Probably because I tend to follow more I'm much more sensitive to the criticism from leads (I've come to expect it from some as an inability to understand the concept of teamwork) who have no idea the emotional abuse they put their follows through. I've been in classes where it's simply too rude to attempt to avoid some leaders who berate the followers both verbally and non-verbally not allowing for the fact that there are two people who should be trying to work together.
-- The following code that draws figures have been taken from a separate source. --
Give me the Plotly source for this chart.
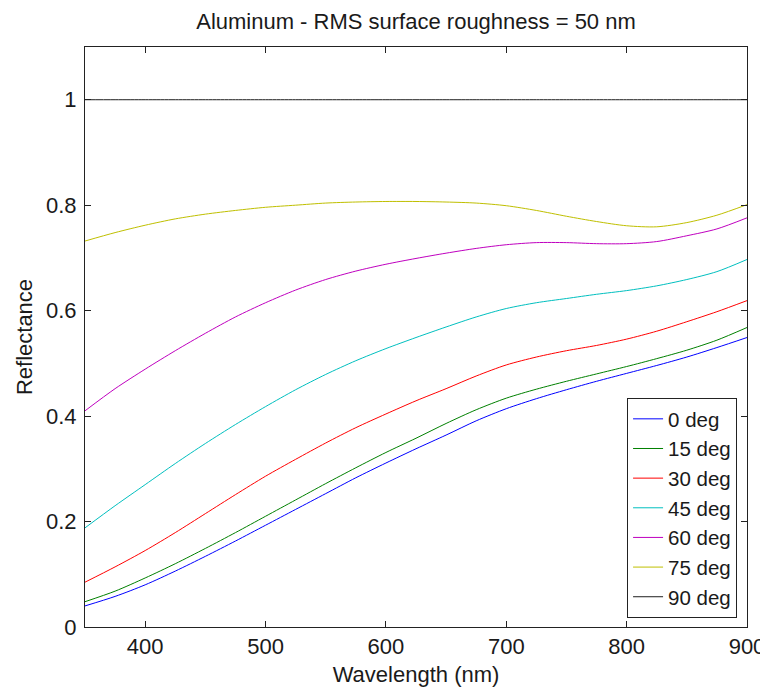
import plotly.graph_objects as go

wavelength = [350, 375, 400, 425, 450, 475, 500, 525, 550, 575, 600, 625,
              650, 675, 700, 725, 750, 775, 800, 825, 850, 875, 900]

r_0deg = [0.040, 0.058, 0.080, 0.106, 0.134, 0.163, 0.193, 0.223, 0.253, 0.283, 0.311, 0.338,
          0.364, 0.391, 0.414, 0.433, 0.450, 0.466, 0.481, 0.496, 0.512, 0.530, 0.549]
r_15deg = [0.048, 0.068, 0.093, 0.120, 0.149, 0.179, 0.210, 0.241, 0.272, 0.302, 0.331, 0.358,
           0.386, 0.412, 0.434, 0.451, 0.466, 0.480, 0.494, 0.509, 0.525, 0.544, 0.568]
r_30deg = [0.085, 0.114, 0.145, 0.179, 0.215, 0.251, 0.286, 0.318, 0.349, 0.378, 0.404, 0.429,
           0.452, 0.476, 0.497, 0.512, 0.524, 0.534, 0.546, 0.561, 0.579, 0.598, 0.619]
r_45deg = [0.188, 0.230, 0.270, 0.310, 0.348, 0.384, 0.418, 0.450, 0.479, 0.505, 0.528, 0.549,
           0.569, 0.588, 0.604, 0.615, 0.623, 0.631, 0.638, 0.647, 0.659, 0.674, 0.697]
r_60deg = [0.410, 0.452, 0.489, 0.524, 0.557, 0.588, 0.615, 0.639, 0.659, 0.675, 0.688, 0.699,
           0.709, 0.718, 0.725, 0.729, 0.729, 0.727, 0.727, 0.731, 0.742, 0.755, 0.776]
r_75deg = [0.732, 0.748, 0.762, 0.774, 0.783, 0.790, 0.796, 0.800, 0.804, 0.806, 0.807, 0.807,
           0.806, 0.804, 0.799, 0.790, 0.779, 0.769, 0.761, 0.759, 0.767, 0.781, 0.801]
r_90deg = [1.0] * len(wavelength)

series_names = ["0 deg", "15 deg", "30 deg", "45 deg", "60 deg", "75 deg", "90 deg"]
series_values = [r_0deg, r_15deg, r_30deg, r_45deg, r_60deg, r_75deg, r_90deg]
series_colors = ["rgb(0,0,255)", "rgb(0,128,0)", "rgb(255,0,0)", "rgb(0,191,191)",
                 "rgb(191,0,191)", "rgb(191,191,0)", "rgb(30,30,30)"]

x_ticks = [400, 500, 600, 700, 800, 900]
y_ticks = [0, 0.2, 0.4, 0.6, 0.8, 1]
y_tick_labels = ["0", "0.2", "0.4", "0.6", "0.8", "1"]

FONT = "Liberation Sans, Arial, sans-serif"
TXT = "#1a1a1a"
FS = 22

fig = go.Figure()
for name, vals, col in zip(series_names, series_values, series_colors):
    fig.add_trace(go.Scatter(x=wavelength, y=vals, mode="lines", name=name,
                             line=dict(color=col, width=1, shape="spline", smoothing=0.8)))

fig.update_layout(
    width=768, height=688,
    margin=dict(l=77, r=29, t=39, b=69),
    paper_bgcolor="white", plot_bgcolor="white",
    font=dict(family=FONT, size=FS, color=TXT),
    title=dict(text="Aluminum - RMS surface roughness = 50 nm",
               x=0.5, xref="paper", xanchor="center",
               y=1 - 13 / 688, yanchor="middle",
               font=dict(family=FONT, size=FS, color=TXT)),
    showlegend=True,
    legend=dict(x=0.985, y=0.0155, xanchor="right", yanchor="bottom",
                bgcolor="white", bordercolor="#222", borderwidth=1,
                font=dict(family=FONT, size=20.5, color=TXT),
                tracegroupgap=0, itemwidth=30),
    xaxis=dict(range=[350, 900], tickvals=x_ticks, ticks="inside", ticklen=6,
               tickcolor="#222", showline=True, linecolor="#222", linewidth=1,
               mirror="ticks", showgrid=False, zeroline=False,
               tickfont=dict(family=FONT, size=FS, color=TXT),
               title=dict(text="Wavelength (nm)", standoff=8,
                          font=dict(family=FONT, size=FS, color=TXT))),
    yaxis=dict(range=[0, 1.1], tickvals=y_ticks, ticktext=y_tick_labels,
               ticks="inside", ticklen=6, tickcolor="#222",
               showline=True, linecolor="#222", linewidth=1,
               mirror="ticks", showgrid=False, zeroline=False,
               ticklabelstandoff=3,
               tickfont=dict(family=FONT, size=FS, color=TXT),
               title=dict(text="Reflectance", standoff=7,
                          font=dict(family=FONT, size=FS, color=TXT))),
)

fig.write_html("out.html")
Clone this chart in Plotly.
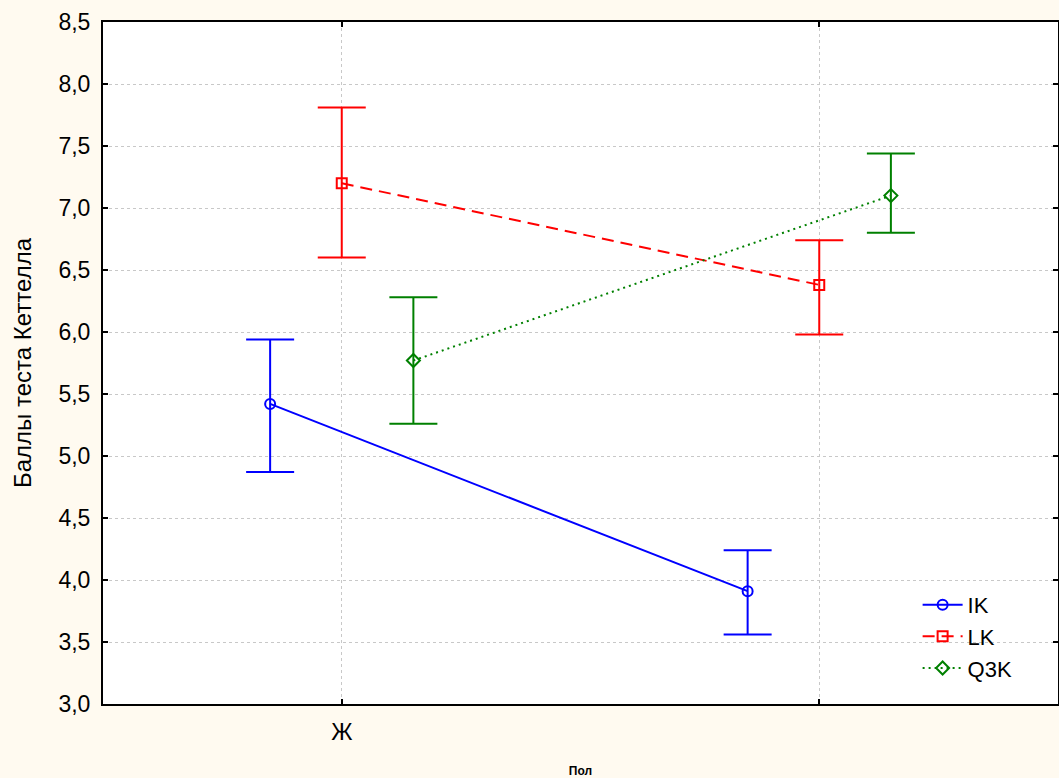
import plotly.graph_objects as go

categories = ["Ж", ""]
series_names = ["IK", "LK", "Q3K"]
ik_mean = [5.42, 3.91]
ik_upper = [5.94, 4.24]
ik_lower = [4.87, 3.56]
lk_mean = [7.20, 6.38]
lk_upper = [7.81, 6.74]
lk_lower = [6.60, 5.98]
q3k_mean = [5.77, 7.10]
q3k_upper = [6.28, 7.44]
q3k_lower = [5.26, 6.80]
y_ticks = [3.0, 3.5, 4.0, 4.5, 5.0, 5.5, 6.0, 6.5, 7.0, 7.5, 8.0, 8.5]

styles = [
    dict(color="#0000FF", dash="solid", symbol="circle-open", offset=-0.15),
    dict(color="#FF0000", dash="12px,7px", symbol="square-open", offset=0.0),
    dict(color="#008000", dash="2px,4px", symbol="diamond-open", offset=0.15),
]
data = [
    (ik_mean, ik_upper, ik_lower),
    (lk_mean, lk_upper, lk_lower),
    (q3k_mean, q3k_upper, q3k_lower),
]

fig = go.Figure()
for name, (m, up, lo), st in zip(series_names, data, styles):
    xs = [i + st["offset"] for i in range(len(categories))]
    fig.add_trace(go.Scatter(
        x=xs, y=m, name=name, mode="lines+markers",
        line=dict(color=st["color"], dash=st["dash"], width=2),
        marker=dict(symbol=st["symbol"], size=10, color=st["color"],
                    line=dict(width=2, color=st["color"])),
        error_y=dict(type="data", symmetric=False,
                     array=[u - v for u, v in zip(up, m)],
                     arrayminus=[v - l for v, l in zip(m, lo)],
                     color=st["color"], thickness=2, width=24),
    ))

ff = "Liberation Sans, Arial, sans-serif"
axis_font = dict(family=ff, size=23, color="#000000")
fig.update_layout(
    width=1059, height=778,
    paper_bgcolor="#FFFAF0", plot_bgcolor="#FFFFFF",
    margin=dict(l=103, r=1, t=22, b=74),
    font=axis_font,
    showlegend=True,
    legend=dict(x=0.853, y=0.176, xanchor="left", yanchor="top",
                bgcolor="rgba(0,0,0,0)", font=dict(size=22, family=ff),
                tracegroupgap=0, itemwidth=40),
    xaxis=dict(
        range=[-0.5, 1.5], tickvals=list(range(len(categories))), ticktext=categories,
        showgrid=True, gridcolor="#c8c8c8", griddash="dot", gridwidth=1,
        zeroline=False, showline=True, linecolor="#000000", linewidth=2, mirror="ticks",
        ticks="inside", ticklen=5, tickcolor="#000000", tickwidth=1.5,
        tickfont=axis_font, automargin=False, ticklabelstandoff=6,
        title=dict(text="<b>Пол</b>", font=dict(size=12, family=ff), standoff=23),
    ),
    yaxis=dict(
        range=[3.0, 8.5], tickvals=y_ticks,
        ticktext=[f"{v:.1f}".replace(".", ",") for v in y_ticks],
        showgrid=True, gridcolor="#c8c8c8", griddash="dot", gridwidth=1,
        zeroline=False, showline=True, linecolor="#000000", linewidth=2, mirror="ticks",
        ticks="inside", ticklen=5, tickcolor="#000000", tickwidth=1.5,
        tickfont=axis_font, automargin=False, ticklabelstandoff=6,
        title=dict(text="Баллы теста Кеттелла", font=dict(family=ff, size=24), standoff=20),
    ),
)
fig.write_html("out.html", config={"displayModeBar": False},
               post_script="document.body.style.margin='0';document.body.style.padding='0';")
When I do lead, I initially take the standpoint that all mistakes are mine and ask that the follow be patient and allow me to attempt to fix them myself so that I can learn how I might be confusing or how I can be more clear. Only in a class or practica do I persist in leading something that clearly is not working and then I try to seek a third opinion for perspective as if I knew how to lead it better I would and if the follow knew how to follow it better she would.

smw said...

Regarding the "free ride", I think that the men allow the women to get away with it. Just as women accept dances from men that don't improve beyond a certain point or are unpleasant to dance with the men persist in asking the women to dance or accept dance invitations from those who don't continue to try improving except in the milonga. Classes are only one avenue for improvement in tango.
In my town, I am one of a few women that I am aware of who actually take classes after several years. In the classes that I take, only one 80+ year old man and one intermittent man still go from when I started, the rest have at most a year of tango.
I have both the men and the women complain to me that the opposite gender is not very good and I really have no idea what to say other than, "be patient, it takes time". I should note that very few of those who are complained about seek tango classes or milongas outside of our very small town.